The footstep analogy quite often comes to my mind in Baroque basslines too. In one of my absolute favourite pieces of music ever written, Bach’s Actus Tragicus BWV 106, the biblically derived text instructs us to prepare for death. Perhaps because I know the text well and because I fear death, the opening instrumental Sonatina reduces me to helpless tears every time.
You might look at the Sonatina’s bassline and think there’s not much to do, but in reality, there’s an infinite amount to do. This chain of E-flats directs and determines the harmony so that the pair of recorders on the two top lines of the system can weave in and out, overlapping — and why does Bach cross the parts? Isn’t that a big no-no in voice-leading? Could it be that they are crossing because they represent… a cross?)

I hear Bach’s bassline as the faithful friend who walks by the side of the anguished protagonist. “Es ist der alte Bund: Mensch, du mußt sterben!” (“It is the ancient law: Man, you must die!”) When I play it, I feel as if I’m saying “Don’t worry, you aren’t alone. I will be with you, I will not leave you, I will take care of you, I will stay by your side on this hardest of journeys.”
“Bestelle dein Haus: denn du wirst sterben…” “Put your house in order, for you will die…” How this text must have jumped off the page at the 22-year-old Bach, who despite his youth had already suffered the losses of so many dear to him.
***
Here’s the thing. When you’re the bassline, you’re the instigator and harbinger of harmonic change. You’re the sea that keeps this whole ship afloat. You can do things that the keyboard instruments you’re so often doubling can’t: sustaining, vibrato, and so on. You provide the rhythmic impetus that stops the ensemble from dragging. You envelop the other parts in a sound-world of resonance that they can add their own resonances to. Who holds the steering wheel? You do. You steer the group sound, the intonation, the harmonic rhythm, the rhythmic drive. You are the most powerful thing in the ensemble.
***
This post started out as a love letter to basslines, but halfway through I was forced to stop and reconsider a certain bassline that I haven’t always treated with love.
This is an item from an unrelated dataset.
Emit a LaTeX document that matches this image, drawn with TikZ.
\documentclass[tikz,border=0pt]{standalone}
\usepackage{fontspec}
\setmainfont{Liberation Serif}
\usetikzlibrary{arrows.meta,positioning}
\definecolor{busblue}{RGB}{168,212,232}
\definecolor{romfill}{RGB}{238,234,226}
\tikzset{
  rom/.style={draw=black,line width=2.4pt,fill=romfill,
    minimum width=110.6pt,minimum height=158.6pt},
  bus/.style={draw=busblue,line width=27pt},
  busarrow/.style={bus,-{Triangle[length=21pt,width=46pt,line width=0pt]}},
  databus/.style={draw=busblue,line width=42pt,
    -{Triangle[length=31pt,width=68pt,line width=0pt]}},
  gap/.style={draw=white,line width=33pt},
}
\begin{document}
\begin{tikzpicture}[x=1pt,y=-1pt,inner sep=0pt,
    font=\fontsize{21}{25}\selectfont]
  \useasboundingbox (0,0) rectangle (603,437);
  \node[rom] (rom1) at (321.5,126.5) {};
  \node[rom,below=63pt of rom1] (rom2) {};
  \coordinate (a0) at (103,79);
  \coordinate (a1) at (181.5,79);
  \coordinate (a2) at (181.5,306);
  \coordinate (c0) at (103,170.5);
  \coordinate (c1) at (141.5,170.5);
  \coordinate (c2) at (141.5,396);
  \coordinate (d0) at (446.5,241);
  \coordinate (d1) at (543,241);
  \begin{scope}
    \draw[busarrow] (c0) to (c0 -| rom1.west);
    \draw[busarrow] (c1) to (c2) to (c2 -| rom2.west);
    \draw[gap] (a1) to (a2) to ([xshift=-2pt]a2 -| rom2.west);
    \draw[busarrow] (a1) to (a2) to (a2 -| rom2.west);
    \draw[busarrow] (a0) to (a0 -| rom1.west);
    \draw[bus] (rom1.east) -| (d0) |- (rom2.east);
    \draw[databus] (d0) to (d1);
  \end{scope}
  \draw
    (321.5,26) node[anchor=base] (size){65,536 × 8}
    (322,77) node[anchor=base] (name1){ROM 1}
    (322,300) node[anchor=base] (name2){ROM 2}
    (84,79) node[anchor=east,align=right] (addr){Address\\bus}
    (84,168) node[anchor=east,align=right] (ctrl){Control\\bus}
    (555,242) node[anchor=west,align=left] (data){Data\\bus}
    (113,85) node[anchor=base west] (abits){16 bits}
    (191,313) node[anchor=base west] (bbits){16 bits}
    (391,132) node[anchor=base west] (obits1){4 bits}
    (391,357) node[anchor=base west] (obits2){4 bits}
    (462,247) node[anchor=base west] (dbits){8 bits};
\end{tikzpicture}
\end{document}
Yeah. I’m talking about Canon in D by Johann Pachelbel. Yeah. That Canon.
So here’s the thing about the Pachelbel Canon. We all sneer and roll our eyes, we laugh along with Rob Paravonian’s Pachelbel Rant, we trade in-jokes with other cellists about the not-so-secret “Pachelbel surcharge” for brides who want it for their wedding processional. But it just occurred to me that Johann Pachelbel basically paid for me to go to graduate school.
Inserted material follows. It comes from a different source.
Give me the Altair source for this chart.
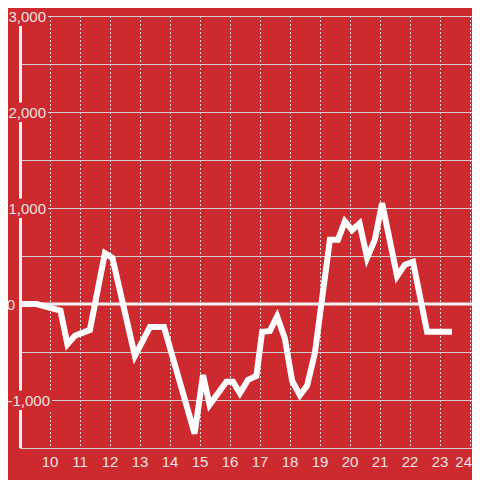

Like all students, I was broke and disgruntled, and one of the things I did to pay my rent was wedding gigs — sometimes two or three every weekend. I was a singularly insufferable young person and I thought that (a) wedding gigs were beneath me and (b) anyone who wanted to walk down the aisle to Pachelbel must have very poor musical taste. Luckily, and uncharacteristically, I kept my obnoxious mouth shut, and the rent got paid.
(What a horrid girl I was. I can’t rightly remember what it was I objected to about making $350 for the very small effort it cost me to give a lot of pleasure to a lot of people on the most special day of their lives.)
And another thing. Without Pachelbel’s basslines — listen to his F major Chaconne for organ for a great example — we mightn’t have such good ones by Bach. Pachelbel was friends with Bach’s father, godfather to his sister, teacher to his brother, and his connection to and influence over Bach are well documented. Pachelbel himself was no Bach, but his music is still deserving of our respect.
So in the unlikely event of my ever playing another wedding gig, I promise I will play Pachelbel with better grace this time. I’ll consider how clever this composition actually is — the myriad possibilities for melody and harmony and rhythm that Pachelbel achieves over this simplest of resources, the charm and peace and symmetry of it, the joy it gives to others. I will play the best darn Pachelbel bassline you ever heard in your life, and I’ll play it with love and gratitude. Thank you, Herr Pachelbel.
Excellent post! I have often felt exactly this way, both about bass lines (love ’em) and about those who disparage them while missing the musical potential in them. And, as luck would have it, I will be performing a Haydn trio on Sunday and have just started the run-up to a chamber orchestra concert a week from now featuring Bach & Telemann and lots of evocative bass lines! Thanks for this!